Simultaneously an act of revisionism as well as a parody of then-revitalizing neo-noir, Robert Altman's adaptation of pulp legend Raymond Chandler's The Long Goodbye is perhaps the director's most audacious act of genre deconstruction in a career filled with contenders, most of which are accompanied by ampersands: McCabe & Mrs. Miller, O.C. & Stiggs, and Vincent & Theo. There's no "and" to pair off with Elliot Gould's interpretation of Philip Marlowe. Though the film opens on a note of camaraderie and trust between Marlowe and his friend Terry Lennox, who appears to be in a major pinch but who Marlowe whisks to Tijuana no questions asked, the rest of the film punctuates the complete dislocation of traditional noir masculinity from the cultural snooze button that was post-1960s California.

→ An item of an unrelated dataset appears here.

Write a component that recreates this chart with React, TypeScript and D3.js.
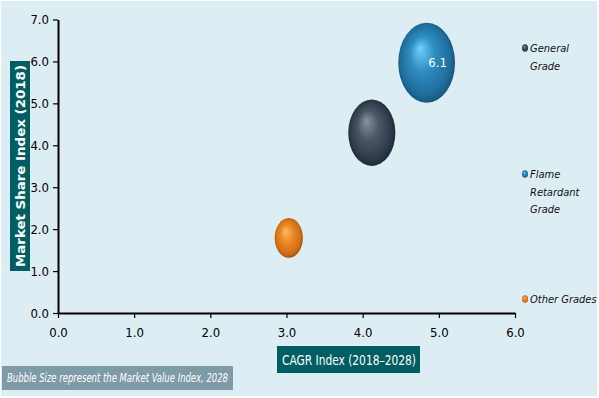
import React, { useEffect, useRef } from "react";
import * as d3 from "d3";

// chart values
const grades = ["General Grade", "Flame Retardant Grade", "Other Grades"];
const cagr = [4.12, 4.84, 3.03];
const share = [4.3, 5.97, 1.79];
const marketValue = [4.2, 6.1, 1.5];
const xTicks = [0, 1, 2, 3, 4, 5, 6];
const yTicks = [0, 1, 2, 3, 4, 5, 6, 7];
const legendLines = [["General", "Grade"], ["Flame", "Retardant", "Grade"], ["Other Grades"]];

const gradStops = [
  ["#87949e", "#4a5767", "#2e3947", "#1a222c"],
  ["#72d0f8", "#2f8dc1", "#1e6d9b", "#154a6c"],
  ["#fbbd68", "#ec8a25", "#d06e14", "#8a480e"],
];

const W = 599;
const H = 398;
const condensed = "'DejaVu Sans Condensed', 'Liberation Sans Narrow', sans-serif";

export default function App() {
  const ref = useRef<SVGSVGElement>(null);

  useEffect(() => {
    const svg = d3.select(ref.current);
    svg.selectAll("*").remove();

    const x = d3.scaleLinear().domain([0, 6]).range([58, 515]);
    const y = d3.scaleLinear().domain([0, 7]).range([313, 19.5]);
    const r = d3.scaleSqrt().domain([0, 6.1]).range([0, 40]);

    svg.append("rect").attr("x", 1).attr("y", 1).attr("width", W - 3).attr("height", H - 3).attr("fill", "#dcedf3");

    const defs = svg.append("defs");
    gradStops.forEach((stops, i) => {
      const g = defs.append("radialGradient").attr("id", "bub" + i)
        .attr("cx", "50%").attr("cy", "50%").attr("r", "55%").attr("fx", "38%").attr("fy", "32%");
      [0, 0.4, 0.8, 1].forEach((o, j) => g.append("stop").attr("offset", o).attr("stop-color", stops[j]));
    });

    // axes
    const yAxis = svg.append("g").attr("transform", `translate(58,0)`)
      .call(d3.axisLeft(y).tickValues(yTicks).tickSize(5).tickSizeOuter(0).tickPadding(4).tickFormat(d3.format(".1f")));
    const xAxis = svg.append("g").attr("transform", `translate(0,313)`)
      .call(d3.axisBottom(x).tickValues(xTicks).tickSize(5).tickSizeOuter(0).tickPadding(10).tickFormat(d3.format(".1f")));
    [yAxis, xAxis].forEach(a => {
      a.select(".domain").attr("stroke", "#000").attr("stroke-width", 2);
      a.selectAll(".tick line").attr("stroke", "#000").attr("stroke-width", 1.2);
      a.selectAll(".tick text").attr("fill", "#000").style("font-family", condensed).style("font-size", "13px");
    });

    // bubbles
    const idx = d3.range(grades.length);
    svg.append("g").selectAll("ellipse").data(idx).join("ellipse")
      .attr("cx", i => x(cagr[i]))
      .attr("cy", i => y(share[i]))
      .attr("ry", i => r(marketValue[i]))
      .attr("rx", i => r(marketValue[i]) * 0.71)
      .attr("fill", i => `url(#bub${i})`);

    svg.append("text").attr("x", x(cagr[1]) + 11).attr("y", y(share[1]) + 4)
      .attr("text-anchor", "middle").attr("fill", "#fff")
      .style("font-family", condensed).style("font-size", "13px")
      .text(d3.format(".1f")(marketValue[1]));

    // legend
    const legendY = [48, 174, 299];
    const leg = svg.append("g").selectAll("g").data(idx).join("g")
      .attr("transform", i => `translate(525,${legendY[i]})`);
    leg.append("ellipse").attr("rx", 3).attr("ry", 3.8).attr("fill", i => `url(#bub${i})`);
    leg.each(function (i) {
      const g = d3.select(this);
      legendLines[i].forEach((t, k) => {
        g.append("text").attr("x", 5).attr("y", 4 + k * 17.5)
          .attr("fill", "#111").style("font-family", condensed).style("font-style", "italic").style("font-size", "11px")
          .text(t);
      });
    });

    // y axis title
    svg.append("rect").attr("x", 10).attr("y", 61).attr("width", 20).attr("height", 210).attr("fill", "#005e62");
    svg.append("text").attr("transform", `translate(24.5,166) rotate(-90)`).attr("text-anchor", "middle")
      .attr("fill", "#fff").style("font-family", "'DejaVu Sans', sans-serif").style("font-weight", "bold").style("font-size", "12.5px")
      .attr("textLength", 202).attr("lengthAdjust", "spacingAndGlyphs")
      .text("Market Share Index (2018)");

    // x axis title
    svg.append("rect").attr("x", 277).attr("y", 346).attr("width", 143).attr("height", 27).attr("fill", "#005e62");
    svg.append("text").attr("x", 349).attr("y", 365).attr("text-anchor", "middle")
      .attr("fill", "#fff").style("font-family", condensed).style("font-size", "14px")
      .attr("textLength", 134).attr("lengthAdjust", "spacingAndGlyphs")
      .text("CAGR Index (2018\u20132028)");

    // footnote
    svg.append("rect").attr("x", 2).attr("y", 366).attr("width", 231).attr("height", 24).attr("fill", "#7e9ba7");
    svg.append("text").attr("x", 7).attr("y", 382)
      .attr("fill", "#fff").style("font-family", condensed).style("font-style", "italic").style("font-size", "11.5px")
      .attr("textLength", 221).attr("lengthAdjust", "spacingAndGlyphs")
      .text("Bubble Size represent the Market Value Index, 2028");
  }, []);

  return <svg ref={ref} width={W} height={H} style={{ position: "absolute", left: 0, top: 0, background: "#fff" }} />;
}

In Chandler's books, Marlowe's composure in rat-a-tat-tat surroundings was cool and disarming. In Altman's Los Angeles of Hemingway knock-offs, thousand-dollar-a-day psychiatric playground retreats, Barbara Stanwyck-impersonating parking attendants, cats with gourmet tastes, and topless Yoga bimbos with a penchant for pot brownies, Marlowe's persona is not only a relic, it's nearly uncool. Altman's "Rip Van Marlowe" is said to reveal just how much had changed In the two decades between Chandler's 1953 novel and Altman's 1973 film, and the casting of Gould (over producers Jerry Bick and Elliott Kastner's preferred choice of Robert Mitchum) works in spite of the notion that a Jewish Marlowe might seem as much a sign of the times as one seedy character's reference to then Governor Ronald Reagan. (Bick and Kastner would have the chance to go back to their original intentions when they cast Mitchum in 1975's Farewell, My Lovely.)
The screenplay by Leigh Brackett, who also scripted the Bogart adaptation of Chandler's The Big Sleep, streamlines a lot of detail out of what might be Chandler's densest tome, and not only the material that would draw attention away from the anachronism of a 1970s Marlowe. Gone are subplots and minor characters and, in fact, the story's mystery ends up a great deal simpler in the film version. It's all to make room for Gould's funny, free-associative performance. He mumbles wildly just like Beatty in McCabe & Mrs. Miller, essentially negating what was one of Chandler's most enduring traits: his icy, precise verbiage. Still, for all the film's revisionism, one tenet of the film noir genre remains a holdover, existing in Altman's film without revision or irony. For a man to be betrayed by another man when the two held a previously honorable agreement is a moral crime, punishable by death. However, when a man is betrayed by a woman—in Marlowe's case, when he's played for a patsy by the woman he thought was as sweet and soft as the dried apricots she served him—it's so taken for granted and upsets his worldview so little, it's hardly worth a whistling tune on the harmonica.